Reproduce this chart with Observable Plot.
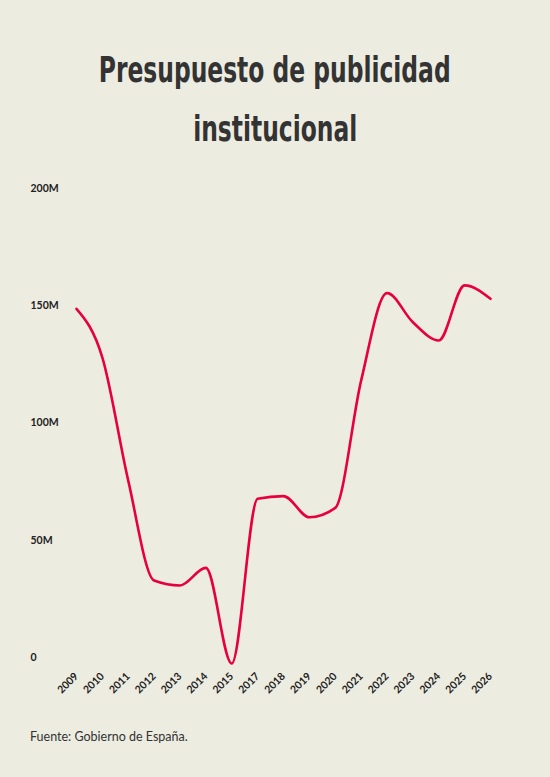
<!DOCTYPE html>
<html>
<head>
<meta charset="utf-8">
<script src="https://cdn.jsdelivr.net/npm/d3@7"></script>
<script src="https://cdn.jsdelivr.net/npm/@observablehq/plot@0.6"></script>
<style>
  html, body { margin: 0; padding: 0; background: #EDECE1; }
  #wrap { width: 550px; height: 777px; position: relative; background: #EDECE1; overflow: hidden; }
  #title {
    position: absolute; left: 0; width: 550px; top: 0; height: 170px;
    font-family: "DejaVu Sans", sans-serif;
    font-weight: 700; font-size: 36px; line-height: 59px;
    color: #333; text-align: center;
  }
  #title span { display: inline-block; transform: scaleX(0.65); transform-origin: 50% 50%; white-space: nowrap; }
  #l1 { position: absolute; left: 0; right: 0; top: 40px; }
  #l2 { position: absolute; left: 0; right: 0; top: 99px; }
  #chart { position: absolute; left: 0; top: 170px; }
  #chart svg { display: block; }
  #foot {
    position: absolute; left: 30px; top: 729px;
    font-family: Lato, sans-serif; font-size: 12.5px; color: #333;
  }
</style>
</head>
<body>
<div id="wrap">
  <div id="title">
    <div id="l1"><span>Presupuesto de publicidad</span></div>
    <div id="l2"><span>institucional</span></div>
  </div>
  <div id="chart"></div>
  <div id="foot">Fuente: Gobierno de España.</div>
</div>
<script>
const years = ["2009","2010","2011","2012","2013","2014","2015","2017","2018","2019","2020","2021","2022","2023","2024","2025","2026"];
const budget = [151.3, 130.5, 78, 35.4, 33.3, 40.8, 0, 70.3, 71.4, 62.4, 66.4, 120.7, 158, 145.6, 137.8, 161.3, 155.6];
const yTicks = [0, 50, 100, 150, 200];

const data = years.map((y, i) => ({year: y, value: budget[i]}));

const chart = Plot.plot({
  width: 550,
  height: 530,
  marginTop: 24.2,
  marginBottom: 37,
  marginLeft: 76,
  marginRight: 60,
  style: {background: "transparent", fontFamily: "Lato, sans-serif", fontSize: "10.5px", fontWeight: 700, color: "#222"},
  x: {type: "point", domain: years, padding: 0, round: false},
  y: {domain: [0, 200]},
  marks: [
    Plot.axisY({ticks: yTicks, tickSize: 0, tickPadding: 46, textAnchor: "start", dy: -6, label: null,
      tickFormat: d => d === 0 ? "0" : d + "M"}),
    Plot.axisX({tickSize: 0, tickRotate: -45, tickPadding: 11, label: null}),
    Plot.line(data, {x: "year", y: "value", curve: "monotone-x", stroke: "#E8003D", strokeWidth: 2.6})
  ]
});
document.getElementById("chart").appendChild(chart);
</script>
</body>
</html>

• Exercise description
Quote the material word for word, dropping any images it holds.

• Solution to this task
Reproduce this chart with Observable Plot.
<!DOCTYPE html>
<html>
<head>
<meta charset="utf-8">
<script src="https://cdn.jsdelivr.net/npm/d3@7"></script>
<script src="https://cdn.jsdelivr.net/npm/@observablehq/plot@0.6"></script>
<style>
  html, body { margin: 0; padding: 0; background: #EDECE1; }
  #wrap { width: 550px; height: 777px; position: relative; background: #EDECE1; overflow: hidden; }
  #title {
    position: absolute; left: 0; width: 550px; top: 0; height: 170px;
    font-family: "DejaVu Sans", sans-serif;
    font-weight: 700; font-size: 36px; line-height: 59px;
    color: #333; text-align: center;
  }
  #title span { display: inline-block; transform: scaleX(0.65); transform-origin: 50% 50%; white-space: nowrap; }
  #l1 { position: absolute; left: 0; right: 0; top: 40px; }
  #l2 { position: absolute; left: 0; right: 0; top: 99px; }
  #chart { position: absolute; left: 0; top: 170px; }
  #chart svg { display: block; }
  #foot {
    position: absolute; left: 30px; top: 729px;
    font-family: Lato, sans-serif; font-size: 12.5px; color: #333;
  }
</style>
</head>
<body>
<div id="wrap">
  <div id="title">
    <div id="l1"><span>Presupuesto de publicidad</span></div>
    <div id="l2"><span>institucional</span></div>
  </div>
  <div id="chart"></div>
  <div id="foot">Fuente: Gobierno de España.</div>
</div>
<script>
const years = ["2009","2010","2011","2012","2013","2014","2015","2017","2018","2019","2020","2021","2022","2023","2024","2025","2026"];
const budget = [151.3, 130.5, 78, 35.4, 33.3, 40.8, 0, 70.3, 71.4, 62.4, 66.4, 120.7, 158, 145.6, 137.8, 161.3, 155.6];
const yTicks = [0, 50, 100, 150, 200];

const data = years.map((y, i) => ({year: y, value: budget[i]}));

const chart = Plot.plot({
  width: 550,
  height: 530,
  marginTop: 24.2,
  marginBottom: 37,
  marginLeft: 76,
  marginRight: 60,
  style: {background: "transparent", fontFamily: "Lato, sans-serif", fontSize: "10.5px", fontWeight: 700, color: "#222"},
  x: {type: "point", domain: years, padding: 0, round: false},
  y: {domain: [0, 200]},
  marks: [
    Plot.axisY({ticks: yTicks, tickSize: 0, tickPadding: 46, textAnchor: "start", dy: -6, label: null,
      tickFormat: d => d === 0 ? "0" : d + "M"}),
    Plot.axisX({tickSize: 0, tickRotate: -45, tickPadding: 11, label: null}),
    Plot.line(data, {x: "year", y: "value", curve: "monotone-x", stroke: "#E8003D", strokeWidth: 2.6})
  ]
});
document.getElementById("chart").appendChild(chart);
</script>
</body>
</html>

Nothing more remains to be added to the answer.